Greece’s place in the euro currency bloc looked increasingly shaky on Saturday after eurozone nations rejected a month-long extension to its bailout program and the prime minister called for a risky popular vote on the country’s financial future. Worried Greeks queued outside banks for cash amid the uncertainty, while eurozone finance ministers deciding to hold a meeting without Greece to assess how to keep the euro currency union stable in the face of heightened risks that Greece could drop out. Prime Minister Alexis Tsipras shocked Greece’s creditors late Friday when he called for a referendum in a week on whether to accept the reforms that the rescue lenders want in return for more financial aid.
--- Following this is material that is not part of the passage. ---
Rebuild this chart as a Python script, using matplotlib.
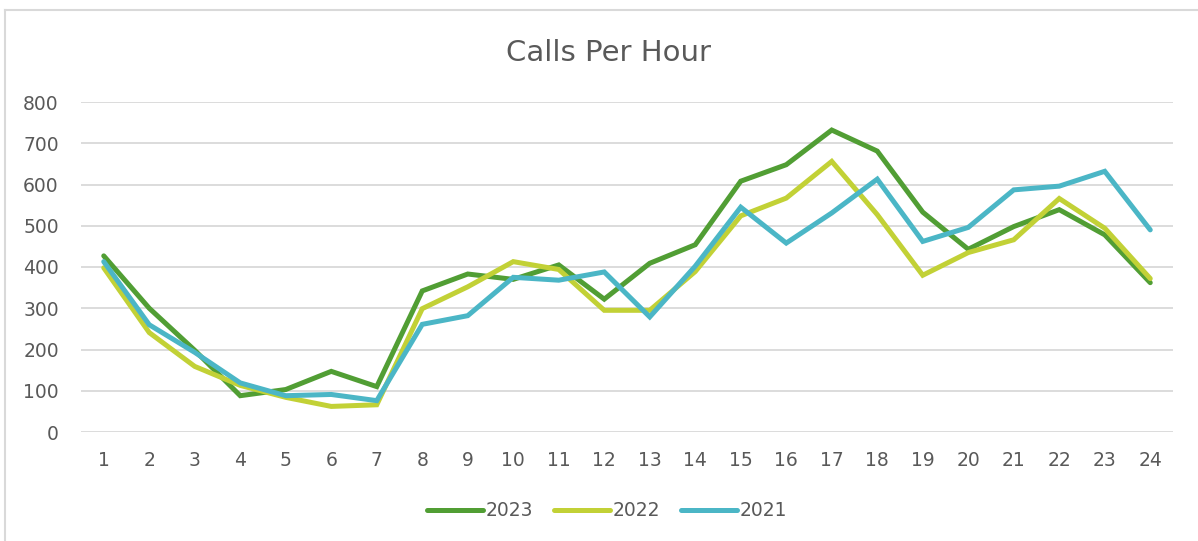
import matplotlib
matplotlib.use("Agg")
import matplotlib.pyplot as plt
from matplotlib.lines import Line2D

hours = list(range(1, 25))
calls_2023 = [427, 300, 198, 88, 103, 147, 110, 342, 383, 370, 405, 322,
              409, 454, 608, 648, 732, 681, 533, 443, 498, 539, 478, 362]
calls_2022 = [398, 241, 159, 113, 84, 62, 66, 299, 352, 413, 394, 295,
              295, 389, 524, 567, 656, 527, 380, 435, 466, 566, 494, 372]
calls_2021 = [413, 260, 193, 119, 88, 91, 76, 261, 282, 375, 368, 388,
              279, 402, 545, 458, 531, 613, 462, 496, 587, 596, 632, 490]
series_names = ["2023", "2022", "2021"]
colors = ["#519e34", "#c2d136", "#4bb6c6"]
yticks = [0, 100, 200, 300, 400, 500, 600, 700, 800]

plt.rcParams['font.family'] = ['DejaVu Sans']
txt = "#595959"

fig = plt.figure(figsize=(11.98, 5.41), dpi=100)
ax = fig.add_axes([81/1198, 1-432/541, (1173-81)/1198, (432-102)/541])

for vals, c, name in zip([calls_2023, calls_2022, calls_2021], colors, series_names):
    ax.plot(hours, vals, color=c, lw=3.6, label=name, solid_capstyle='round',
            solid_joinstyle='miter', zorder=3)

ax.set_xlim(0.5, 24.5)
ax.set_ylim(0, 800)
ax.set_yticks(yticks)
ax.set_xticks(hours)
ax.set_xticklabels([str(h) for h in hours])
ax.grid(axis='y', color='#d9d9d9', lw=1.3, zorder=0)
for s in ax.spines.values():
    s.set_visible(False)
ax.tick_params(axis='both', length=0, colors=txt, labelsize=13.5)
ax.tick_params(axis='y', pad=16)
ax.tick_params(axis='x', pad=14)

fig.text(608/1198, 1-53/541, "Calls Per Hour", ha='center', va='center',
         fontsize=21, color=txt)

handles = [Line2D([0], [0], color=c, lw=3.6, solid_capstyle='round') for c in colors]
leg = fig.legend(handles, series_names, loc='center', bbox_to_anchor=(607/1198, 1-511/541),
                 ncol=3, frameon=False, fontsize=13.5, handlelength=3.0,
                 handletextpad=0.15, columnspacing=1.1)
for t in leg.get_texts():
    t.set_color(txt)

# chart frame
fig.add_artist(Line2D([5/1198, 5/1198], [0, 1-10/541], color='#d9d9d9', lw=1.5))
fig.add_artist(Line2D([5/1198, 1], [1-10/541, 1-10/541], color='#d9d9d9', lw=1.5))

fig.savefig("out.png", dpi=100, facecolor='white')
We must conclude that, however regretful, that the program will expire on Tuesday night. That is the latest date that we could have reached an agreement.
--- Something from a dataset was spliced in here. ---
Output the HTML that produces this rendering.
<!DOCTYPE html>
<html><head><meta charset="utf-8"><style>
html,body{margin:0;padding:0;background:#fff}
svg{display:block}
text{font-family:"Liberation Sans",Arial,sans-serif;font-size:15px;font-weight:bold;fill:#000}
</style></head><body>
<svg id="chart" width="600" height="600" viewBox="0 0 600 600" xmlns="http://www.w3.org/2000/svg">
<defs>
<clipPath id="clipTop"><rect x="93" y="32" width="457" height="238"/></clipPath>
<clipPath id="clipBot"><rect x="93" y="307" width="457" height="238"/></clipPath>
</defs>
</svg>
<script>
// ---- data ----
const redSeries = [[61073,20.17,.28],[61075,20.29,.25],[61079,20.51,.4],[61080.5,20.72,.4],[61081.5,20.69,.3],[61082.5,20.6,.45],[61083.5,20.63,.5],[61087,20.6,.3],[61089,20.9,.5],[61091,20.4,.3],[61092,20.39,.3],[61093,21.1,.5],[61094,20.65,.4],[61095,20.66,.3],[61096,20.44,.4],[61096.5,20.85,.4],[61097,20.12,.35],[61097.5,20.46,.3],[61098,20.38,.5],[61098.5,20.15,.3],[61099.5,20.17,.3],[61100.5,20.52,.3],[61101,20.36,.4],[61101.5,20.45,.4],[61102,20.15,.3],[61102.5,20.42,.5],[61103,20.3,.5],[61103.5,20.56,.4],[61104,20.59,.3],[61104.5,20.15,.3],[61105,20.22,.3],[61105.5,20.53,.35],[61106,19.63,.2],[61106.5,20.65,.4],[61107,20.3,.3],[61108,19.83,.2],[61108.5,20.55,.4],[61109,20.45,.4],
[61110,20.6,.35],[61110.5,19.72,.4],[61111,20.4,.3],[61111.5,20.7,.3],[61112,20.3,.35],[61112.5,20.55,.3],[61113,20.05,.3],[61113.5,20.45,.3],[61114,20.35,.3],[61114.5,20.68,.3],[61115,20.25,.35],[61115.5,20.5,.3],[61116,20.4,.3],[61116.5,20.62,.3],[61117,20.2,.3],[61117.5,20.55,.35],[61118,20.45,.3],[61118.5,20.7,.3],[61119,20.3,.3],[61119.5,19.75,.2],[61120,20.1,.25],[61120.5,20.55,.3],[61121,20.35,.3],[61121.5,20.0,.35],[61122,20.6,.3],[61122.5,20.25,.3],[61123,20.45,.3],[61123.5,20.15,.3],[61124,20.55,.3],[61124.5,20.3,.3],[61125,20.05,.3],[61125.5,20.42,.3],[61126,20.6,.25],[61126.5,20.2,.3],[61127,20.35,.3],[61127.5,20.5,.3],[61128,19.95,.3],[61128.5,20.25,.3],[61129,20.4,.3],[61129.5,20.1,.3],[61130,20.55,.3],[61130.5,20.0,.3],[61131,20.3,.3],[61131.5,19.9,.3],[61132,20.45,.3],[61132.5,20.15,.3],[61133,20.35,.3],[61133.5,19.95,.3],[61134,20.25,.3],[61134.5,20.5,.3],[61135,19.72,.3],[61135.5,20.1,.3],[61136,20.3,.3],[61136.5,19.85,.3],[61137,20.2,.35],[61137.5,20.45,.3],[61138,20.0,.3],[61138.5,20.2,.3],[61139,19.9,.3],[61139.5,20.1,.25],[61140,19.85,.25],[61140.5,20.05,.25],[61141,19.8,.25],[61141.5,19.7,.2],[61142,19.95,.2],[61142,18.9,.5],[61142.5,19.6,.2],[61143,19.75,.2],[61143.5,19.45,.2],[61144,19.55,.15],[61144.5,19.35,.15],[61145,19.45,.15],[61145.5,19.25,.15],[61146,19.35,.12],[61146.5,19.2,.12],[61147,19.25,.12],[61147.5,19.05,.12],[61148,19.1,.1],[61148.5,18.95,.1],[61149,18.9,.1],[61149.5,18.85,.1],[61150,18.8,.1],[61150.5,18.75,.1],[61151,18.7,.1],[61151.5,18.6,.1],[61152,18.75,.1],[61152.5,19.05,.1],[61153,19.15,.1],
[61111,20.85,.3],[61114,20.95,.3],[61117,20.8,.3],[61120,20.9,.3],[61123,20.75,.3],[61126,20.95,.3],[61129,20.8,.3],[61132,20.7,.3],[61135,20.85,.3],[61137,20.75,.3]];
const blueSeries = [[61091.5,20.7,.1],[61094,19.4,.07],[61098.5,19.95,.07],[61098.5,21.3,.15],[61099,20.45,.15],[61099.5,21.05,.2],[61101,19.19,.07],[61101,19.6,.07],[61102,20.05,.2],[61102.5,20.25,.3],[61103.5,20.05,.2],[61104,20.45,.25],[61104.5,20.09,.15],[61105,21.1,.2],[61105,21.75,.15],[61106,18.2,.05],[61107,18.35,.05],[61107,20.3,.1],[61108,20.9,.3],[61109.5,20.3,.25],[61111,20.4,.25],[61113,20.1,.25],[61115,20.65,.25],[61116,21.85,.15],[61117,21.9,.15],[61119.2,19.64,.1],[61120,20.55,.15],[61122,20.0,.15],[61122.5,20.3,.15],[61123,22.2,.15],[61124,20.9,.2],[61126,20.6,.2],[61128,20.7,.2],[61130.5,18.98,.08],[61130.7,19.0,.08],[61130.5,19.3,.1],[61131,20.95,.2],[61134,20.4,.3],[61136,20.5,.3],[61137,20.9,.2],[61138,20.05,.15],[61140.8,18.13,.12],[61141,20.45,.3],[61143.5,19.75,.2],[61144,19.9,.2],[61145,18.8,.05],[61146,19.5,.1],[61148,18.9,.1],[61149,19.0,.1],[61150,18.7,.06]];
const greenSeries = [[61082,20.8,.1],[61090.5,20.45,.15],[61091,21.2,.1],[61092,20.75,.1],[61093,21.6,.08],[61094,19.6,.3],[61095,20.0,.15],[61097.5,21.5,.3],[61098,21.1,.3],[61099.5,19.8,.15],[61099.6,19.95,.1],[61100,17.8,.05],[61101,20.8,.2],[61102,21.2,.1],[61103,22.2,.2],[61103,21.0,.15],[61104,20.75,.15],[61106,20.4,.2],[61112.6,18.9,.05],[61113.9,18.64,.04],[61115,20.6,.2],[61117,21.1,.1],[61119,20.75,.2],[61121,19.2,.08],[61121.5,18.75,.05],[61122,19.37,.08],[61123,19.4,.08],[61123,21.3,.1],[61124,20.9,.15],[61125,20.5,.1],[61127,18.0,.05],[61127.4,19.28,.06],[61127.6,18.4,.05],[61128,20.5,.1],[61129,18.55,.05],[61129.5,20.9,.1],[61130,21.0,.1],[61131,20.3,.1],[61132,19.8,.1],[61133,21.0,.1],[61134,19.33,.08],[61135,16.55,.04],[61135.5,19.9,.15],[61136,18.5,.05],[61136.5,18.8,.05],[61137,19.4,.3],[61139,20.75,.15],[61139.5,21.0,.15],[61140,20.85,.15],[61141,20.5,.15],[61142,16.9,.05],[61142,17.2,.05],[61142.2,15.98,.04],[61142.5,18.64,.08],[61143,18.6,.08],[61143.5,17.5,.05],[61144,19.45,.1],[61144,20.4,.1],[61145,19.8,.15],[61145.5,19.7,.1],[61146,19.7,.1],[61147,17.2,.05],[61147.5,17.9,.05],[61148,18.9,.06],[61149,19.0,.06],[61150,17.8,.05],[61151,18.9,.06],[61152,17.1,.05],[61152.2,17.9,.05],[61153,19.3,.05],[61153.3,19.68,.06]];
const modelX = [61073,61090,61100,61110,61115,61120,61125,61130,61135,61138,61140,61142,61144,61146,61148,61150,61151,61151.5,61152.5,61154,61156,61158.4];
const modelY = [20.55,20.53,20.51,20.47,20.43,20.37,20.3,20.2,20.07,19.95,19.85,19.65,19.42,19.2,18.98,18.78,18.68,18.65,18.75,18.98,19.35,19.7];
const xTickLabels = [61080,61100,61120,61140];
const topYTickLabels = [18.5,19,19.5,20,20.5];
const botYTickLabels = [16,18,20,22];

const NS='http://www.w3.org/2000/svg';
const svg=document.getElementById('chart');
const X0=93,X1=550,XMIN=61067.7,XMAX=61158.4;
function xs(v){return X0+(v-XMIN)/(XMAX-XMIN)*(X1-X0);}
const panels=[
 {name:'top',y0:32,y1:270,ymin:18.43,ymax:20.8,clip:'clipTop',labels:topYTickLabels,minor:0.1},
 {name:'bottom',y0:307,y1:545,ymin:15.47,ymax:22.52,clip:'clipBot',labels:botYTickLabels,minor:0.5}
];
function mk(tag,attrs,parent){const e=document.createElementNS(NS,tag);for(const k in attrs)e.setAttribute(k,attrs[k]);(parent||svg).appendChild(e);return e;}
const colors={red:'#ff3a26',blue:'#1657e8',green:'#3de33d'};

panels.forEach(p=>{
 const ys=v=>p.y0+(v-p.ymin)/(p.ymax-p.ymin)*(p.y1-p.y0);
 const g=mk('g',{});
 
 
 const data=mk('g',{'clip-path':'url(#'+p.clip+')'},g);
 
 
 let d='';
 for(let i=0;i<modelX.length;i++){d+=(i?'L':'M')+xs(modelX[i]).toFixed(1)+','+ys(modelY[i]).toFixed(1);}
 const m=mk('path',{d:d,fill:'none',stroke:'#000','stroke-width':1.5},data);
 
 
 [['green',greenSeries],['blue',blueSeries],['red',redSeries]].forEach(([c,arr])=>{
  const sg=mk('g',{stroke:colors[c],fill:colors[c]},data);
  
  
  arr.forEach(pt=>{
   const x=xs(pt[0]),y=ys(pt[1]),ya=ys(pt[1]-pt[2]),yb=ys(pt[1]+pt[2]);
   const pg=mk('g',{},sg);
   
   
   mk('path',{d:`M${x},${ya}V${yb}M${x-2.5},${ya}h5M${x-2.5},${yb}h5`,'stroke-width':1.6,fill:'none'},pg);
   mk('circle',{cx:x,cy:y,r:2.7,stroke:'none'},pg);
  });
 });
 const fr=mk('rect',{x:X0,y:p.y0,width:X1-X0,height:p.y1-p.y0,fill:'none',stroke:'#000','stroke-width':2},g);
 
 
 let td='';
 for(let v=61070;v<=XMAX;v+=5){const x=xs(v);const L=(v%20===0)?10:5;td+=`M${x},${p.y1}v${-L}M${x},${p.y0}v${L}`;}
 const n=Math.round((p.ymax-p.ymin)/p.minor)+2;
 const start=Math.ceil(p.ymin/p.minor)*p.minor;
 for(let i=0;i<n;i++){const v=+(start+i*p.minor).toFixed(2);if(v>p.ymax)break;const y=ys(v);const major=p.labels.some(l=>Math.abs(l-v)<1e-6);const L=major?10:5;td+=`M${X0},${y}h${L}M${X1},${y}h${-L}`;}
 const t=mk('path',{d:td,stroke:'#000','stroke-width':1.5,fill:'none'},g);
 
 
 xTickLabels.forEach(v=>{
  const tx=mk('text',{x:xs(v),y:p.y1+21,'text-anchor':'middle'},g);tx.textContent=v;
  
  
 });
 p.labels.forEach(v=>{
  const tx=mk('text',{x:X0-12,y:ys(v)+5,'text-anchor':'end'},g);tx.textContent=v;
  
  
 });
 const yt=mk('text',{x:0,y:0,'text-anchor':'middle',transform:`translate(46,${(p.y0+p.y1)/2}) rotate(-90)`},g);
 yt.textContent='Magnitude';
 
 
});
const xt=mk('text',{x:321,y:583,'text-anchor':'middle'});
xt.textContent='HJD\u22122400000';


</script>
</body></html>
Jeroen Dijsselbloem, the top eurozone official
The country’s bailout program ends Tuesday and without an extension or more loans from creditors, Greece is likely to be in arrears on a debt payment due the same day. Its banks face the risk of collapse. The Greek government’s call for the people to vote against a proposed bailout deal from international creditors on July 5 angered many of its eurozone partners. Now much will depend on whether the European Central Bank will accept to continue to prop up Greek banks even after the country’s bailout program expires. It would be under huge pressure to stop using eurozone taxpayer money to keep alive the banks if there is no prospect for a deal.